I am using Sql Server 2005. Would there be a performance penalty if I return one value from one query, rather than two from one query?
Thanks
Upvotes: 2
Views: 8756
Reputation: 18984
Inner queries in the form:
SELECT * FROM tbl WHERE fld in (SELECT fld2 FROM tbl2 WHERE tbl.fld = tbl2.fld2)
cannot return multiple rows. When you need multiple rows from a secondary query, you usually need to do an inner join on the other query.
rows:
SELECT count(*), count(distinct *) from table
will return a dataset with one row containing two columns. Column 1 is the total number of rows in the table. Column 2 counts only distinct rows.
Distinct means the returned dataset will not have any duplicate rows. Distinct can only appear once usually directly after the select. Thus a query such as:
SELECT distinct a, b, c FROM table
might have this result:
a1 b1 c1
a1 b1 c2
a1 b2 c2
a1 b3 c2
Note that values are duplicated across the whole result set but each row is unique.

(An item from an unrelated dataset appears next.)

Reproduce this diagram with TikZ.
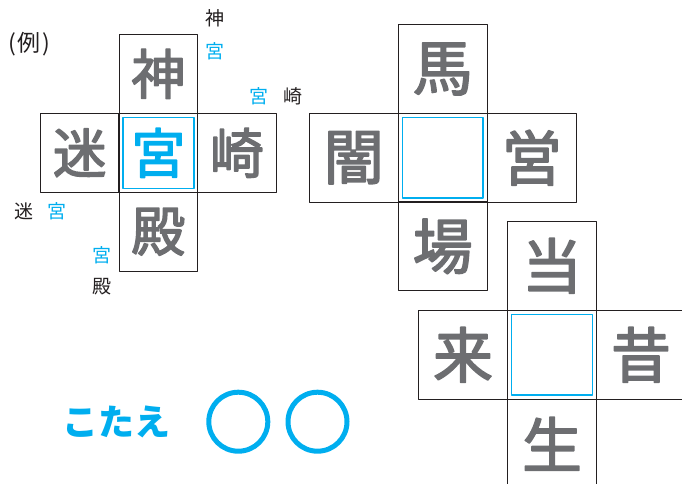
\documentclass[tikz,border=0pt]{standalone}
\usepackage{fontspec}
\newfontfamily\jp{Noto Sans CJK JP}
\newfontfamily\jpmid{Noto Sans CJK JP}[FakeBold=2.6]
\definecolor{kanjigray}{HTML}{6D6E71}
\definecolor{answerblue}{HTML}{00AEEF}
\definecolor{labelink}{HTML}{231F20}
\begin{document}
\begin{tikzpicture}[x=1pt, y=-1pt, line join=round,
    cell/.style={draw=labelink, line width=1.1pt, minimum size=#1, inner sep=0pt, text=kanjigray},
    hole/.style={draw=answerblue, line width=1.4pt, minimum size=#1, inner sep=0pt},
    big/.style={font=\jpmid\fontsize{#1}{#1}\selectfont},
    small/.style={font=\jp\fontsize{19}{19}\selectfont, inner sep=0pt, text=labelink},
    ring/.style={draw=answerblue, line width=5pt, circle, minimum size=59pt, inner sep=0pt}]
  \useasboundingbox (0,0) rectangle (682,483);
  \clip (0,0) rectangle (682,483);
  % example
  \node[font=\jp\fontsize{23}{23}\selectfont, text=labelink, inner sep=0pt] (rei) at (29.5,44) {(\kern1.5pt 例\kern1.5pt)};
  \node[cell=78.5pt, big=54, text=answerblue] (exc) at (158.3,152.8) {宮};
  \node[hole=71pt] (exhole) at (exc) {};
  \foreach \arm/\dx/\dy/\kanji in {t/0/-1/神, l/-1/0/迷, r/1/0/崎, b/0/1/殿}
    \node[cell=78.5pt, big=54] (ex\arm) at ([shift={(\dx*78.6,\dy*79)}]exc) {\kanji};
  \node[small] (lblshin) at (215,18.5) {神};
  \node[small, text=answerblue] (lblmiya1) at (215,51.7) {宮};
  \node[small, text=answerblue] (lblmiya2) at (259,96.7) {宮};
  \node[small] (lblsaki) at (293.3,96.7) {崎};
  \node[small] (lblmei) at (24,211.7) {迷};
  \node[small, text=answerblue] (lblmiya3) at (56.7,211.7) {宮};
  \node[small, text=answerblue] (lblmiya4) at (101.7,255) {宮};
  \node[small] (lblden) at (101.7,286.7) {殿};
  % first puzzle
  \node[cell=89pt] (pac) at (442.7,157.7) {};
  \node[hole=80.5pt] (pahole) at (pac) {};
  \foreach \arm/\dx/\dy/\kanji in {t/0/-1/馬, l/-1/0/闇, r/1/0/営, b/0/1/場}
    \node[cell=89pt, big=60] (pa\arm) at ([shift={(\dx*89,\dy*88.7)}]pac) {\kanji};
  % second puzzle
  \node[cell=89pt] (pbc) at (552,354.8) {};
  \node[hole=80.5pt] (pbhole) at (pbc) {};
  \foreach \arm/\dx/\dy/\kanji in {t/0/-1/当, l/-1/0/来, r/1/0/昔, b/0/1/生}
    \node[cell=89pt, big=60] (pb\arm) at ([shift={(\dx*89,\dy*89)}]pbc) {\kanji};
  % answer
  \node[font=\jp\bfseries\fontsize{36}{36}\selectfont, text=answerblue, inner sep=0pt] (kotae) at (116,421.7) {こたえ};
  \node[ring] (ans1) at (238.3,421.7) {};
  \node[ring] (ans2) at (317.5,421.7) {};
\end{tikzpicture}
\end{document}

I'm not sure what your last question means. You should return from a query all the data relevant to the query. As for faster, only benchmarking can tell you which approach is faster.
Upvotes: 0
Reputation: 5090
you can return multiple results in 3 ways (off the top of my head)
Distinct, filters resulting rows to be unique.
Upvotes: 0
Reputation: 1064204
If the inner query is inline in the SELECT
, you may struggle to select multiple values. However, it is often possible to JOIN
to a sub-query instead; that way, the sub-query can be named and you can get multiple results
SELECT a.Foo, a.Bar, x.[Count], x.[Avg]
FROM a
INNER JOIN (SELECT COUNT(1) AS [Count], AVG(something) AS [Avg]) x
ON x.Something = a.Something
Which might help.
DISTINCT
does what it says. IIRC, you can SELECT COUNT(DISTINCT Foo)
etc to query distinct data.
Upvotes: 0
Reputation: 808
You could do your first question by doing this:
SELECT
COUNT(field1),
COUNT(DISTINCT field2)
FROM table
(For the first field you could do * if needed to count null values.)
Distinct means the definition of the word. It eliminates duplicate returned rows.
Returning 2 values instead of 1 would depend on what the values were, if they were indexed or not and other undetermined possible variables.
If you are meaning subqueries within the select statement, no you can only return 1 value. If you want more than 1 value you will have to use the subquery as a join.